Outra dimensão é a relação com o tempo. O surfista não consegue impor a sua vontade ao mar. Precisa de cultivar a paciência – essa escultora do respeito pelo outro – e, quando estão em sintonia, surgem todas as variações métricas, rítmicas, de força e vibração. Muitas vezes, quando vejo entrevistas com surfistas, sinto emergir o ensinamento da paciência que contamina a vida.
O Surf é uma actividade de risco e o seu grau depende muito do conhecimento que o praticante tem da zona onde vai surfar, do estado do tempo e, claro, da sua capacidade técnica. Há, no entanto, um factor determinante: o surfista precisa ter consciência da necessidade de uma total disponibilidade mental e física para o momento. Tudo o que poderá viver no futuro imediato, com mais ou menos intensidade, dependerá desta entrega no presente. Também este é uma pista para o futuro que se avizinha.

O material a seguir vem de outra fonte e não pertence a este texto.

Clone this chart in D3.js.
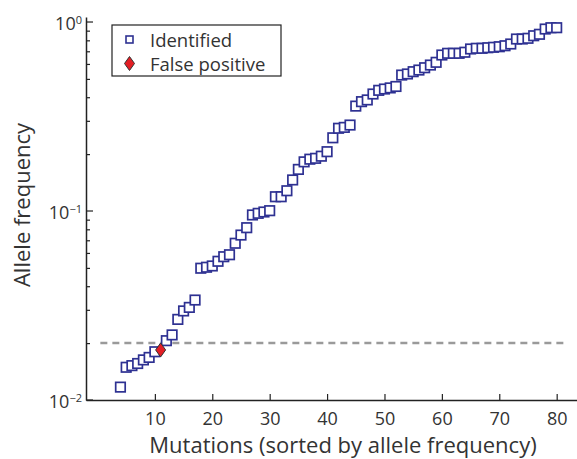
<!DOCTYPE html>
<html>
<head>
<meta charset="utf-8">
<script src="https://cdn.jsdelivr.net/npm/d3@7"></script>
<style>
  body { margin: 0; background: #fff; }
  svg text { font-family: "Open Sans", "Noto Sans", sans-serif; fill: #333; }
</style>
</head>
<body>
<div class="chart"></div>
<script>
// mutations ranked by allele frequency (rank 11 is the false positive)
const identifiedRank = [4,5,6,7,8,9,10,12,13,14,15,16,17,18,19,20,21,22,23,24,25,26,27,28,29,30,
    31,32,33,34,35,36,37,38,39,40,41,42,43,44,45,46,47,48,49,50,51,52,53,54,55,56,57,58,59,60,
    61,62,63,64,65,66,67,68,69,70,71,72,73,74,75,76,77,78,79,80];
const identifiedFreq = [0.0117,0.0149,0.0152,0.0156,0.0163,0.0168,0.0180,
    0.0206,0.0221,0.0267,0.0296,0.0309,0.0338,
    0.0498,0.0504,0.0512,0.0542,0.0573,0.0587,0.0675,0.0746,0.0816,0.0953,0.0972,0.0988,0.1004,
    0.119,0.119,0.128,0.146,0.166,0.182,0.188,0.190,0.195,0.206,0.244,0.274,0.277,0.285,
    0.359,0.379,0.387,0.416,0.435,0.442,0.448,0.456,0.524,0.531,0.546,0.557,0.573,0.592,0.612,
    0.669,0.683,0.683,0.683,0.692,0.720,0.726,0.726,0.731,0.735,0.740,0.749,0.765,
    0.813,0.813,0.820,0.846,0.861,0.918,0.933,0.933];
const falseRank = [11];
const falseFreq = [0.0184];
const thresholdFreq = 0.02;
const thresholdSpan = [0.5, 82];
const xTicks = [10,20,30,40,50,60,70,80];
const yMajor = [0.01, 0.1, 1];
const yMajorExp = ["\u22122", "\u22121", "0"];
const legendLabels = ["Identified", "False positive"];

const width = 577, height = 459;
const svg = d3.select(".chart").append("svg").attr("width", width).attr("height", height);

const x = d3.scaleLinear().domain([-2, 85]).range([86, 86 + 87*5.74]);
const y = d3.scaleLog().domain([0.01, 1.063]).range([400, 17]);

const axisColor = "#222";

// threshold line
svg.append("line")
    .attr("x1", x(thresholdSpan[0])).attr("x2", x(thresholdSpan[1]))
    .attr("y1", y(thresholdFreq)).attr("y2", y(thresholdFreq))
    .attr("stroke", "#9a9a9a").attr("stroke-width", 2.5)
    .attr("stroke-dasharray", "7,5");

// x axis
const xAxis = d3.axisBottom(x).tickValues(xTicks).tickSizeInner(-6).tickSizeOuter(0).tickPadding(12);
const gx = svg.append("g").attr("transform", "translate(0,400)").call(xAxis);
gx.select(".domain").attr("stroke", axisColor).attr("stroke-width", 1.5);
gx.selectAll(".tick line").attr("stroke", axisColor).attr("stroke-width", 1.2);
gx.selectAll(".tick text").style("font-size", "18px").attr("fill", "#333");

// y axis with log minor ticks
const minor = y.ticks().filter(v => yMajor.indexOf(v) < 0 && v <= 1);
const yAxis = d3.axisLeft(y).tickValues(minor).tickSizeInner(-4).tickSizeOuter(0).tickFormat("");
const gy = svg.append("g").attr("transform", "translate(86,0)").call(yAxis);
gy.select(".domain").attr("stroke", axisColor).attr("stroke-width", 1.5);
gy.selectAll(".tick line").attr("stroke", axisColor).attr("stroke-width", 1.2);

const major = svg.append("g").selectAll("g").data(yMajor).join("g")
    .attr("transform", d => `translate(86,${y(d)})`);
major.append("line").attr("x1", 0).attr("x2", 7).attr("stroke", axisColor).attr("stroke-width", 1.2);
const lab = major.append("text").attr("x", -4).attr("dy", "0.45em")
    .style("text-anchor", "end").style("font-size", "18px");
lab.append("tspan").text("10");
lab.append("tspan").attr("dy", "-0.6em").style("font-size", "11px").text((d, i) => yMajorExp[i]);

// axis titles
svg.append("text").attr("x", 343).attr("y", 453).style("text-anchor", "middle")
    .style("font-size", "22px").text("Mutations (sorted by allele frequency)");
svg.append("text").attr("transform", "translate(30,205) rotate(-90)").style("text-anchor", "middle")
    .style("font-size", "22px").text("Allele frequency");

// data
const squareSize = 9.5;
svg.append("g").selectAll("rect").data(identifiedRank).join("rect")
    .attr("x", d => x(d) - squareSize/2)
    .attr("y", (d, i) => y(identifiedFreq[i]) - squareSize/2)
    .attr("width", squareSize).attr("height", squareSize)
    .attr("fill", "#fff").attr("stroke", "#2e3192").attr("stroke-width", 1.7);

const diamond = (cx, cy) => `M${cx},${cy-7}L${cx+5},${cy}L${cx},${cy+7}L${cx-5},${cy}Z`;
svg.append("g").selectAll("path").data(falseRank).join("path")
    .attr("d", (d, i) => diamond(x(d), y(falseFreq[i])))
    .attr("fill", "#e31e24").attr("stroke", "#333").attr("stroke-width", 1);

// legend
const lg = svg.append("g").attr("transform", "translate(112,25)");
lg.append("rect").attr("width", 169).attr("height", 51)
    .attr("fill", "#fff").attr("stroke", "#222").attr("stroke-width", 1.2);
lg.append("rect").attr("x", 14).attr("y", 11).attr("width", 7).attr("height", 7)
    .attr("fill", "#fff").attr("stroke", "#2e3192").attr("stroke-width", 1.6);
lg.append("path").attr("d", diamond(17.5, 38.5))
    .attr("fill", "#e31e24").attr("stroke", "#333").attr("stroke-width", 1);
lg.selectAll("text.leg").data(legendLabels).join("text").attr("class", "leg")
    .attr("x", 38).attr("y", (d, i) => 15 + i*24).attr("dy", "0.36em")
    .style("font-size", "18.5px").text(d => d);
</script>
</body>
</html>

Finalmente, um certo sentido de frugalidade que se pode aprender através do Surf. Numa dimensão, a constatação de que a onda não é minha, é de todos. Numa outra face, o aprender o contentamento – a suficiência – com as ondas que acontecem naquele momento concreto. Um dos dramas da sociedade contemporânea é esta espiral de descontentamento – uma roda de hamster – que sugere como única saída a acumulação (de experiências, objectos, dinheiro, etc). O Surf ensina a possibilidade da frugalidade, do “tenho o suficiente”.
Agora, que o confinamento não é uma curiosidade, uma experiência fugaz, mas sim uma realidade que nos coloca perante o sentido de crise, o Surf oferece-me algumas pistas para pensar o futuro.
Dedico este texto à Lena e à Patrícia. Elas sabem porquê.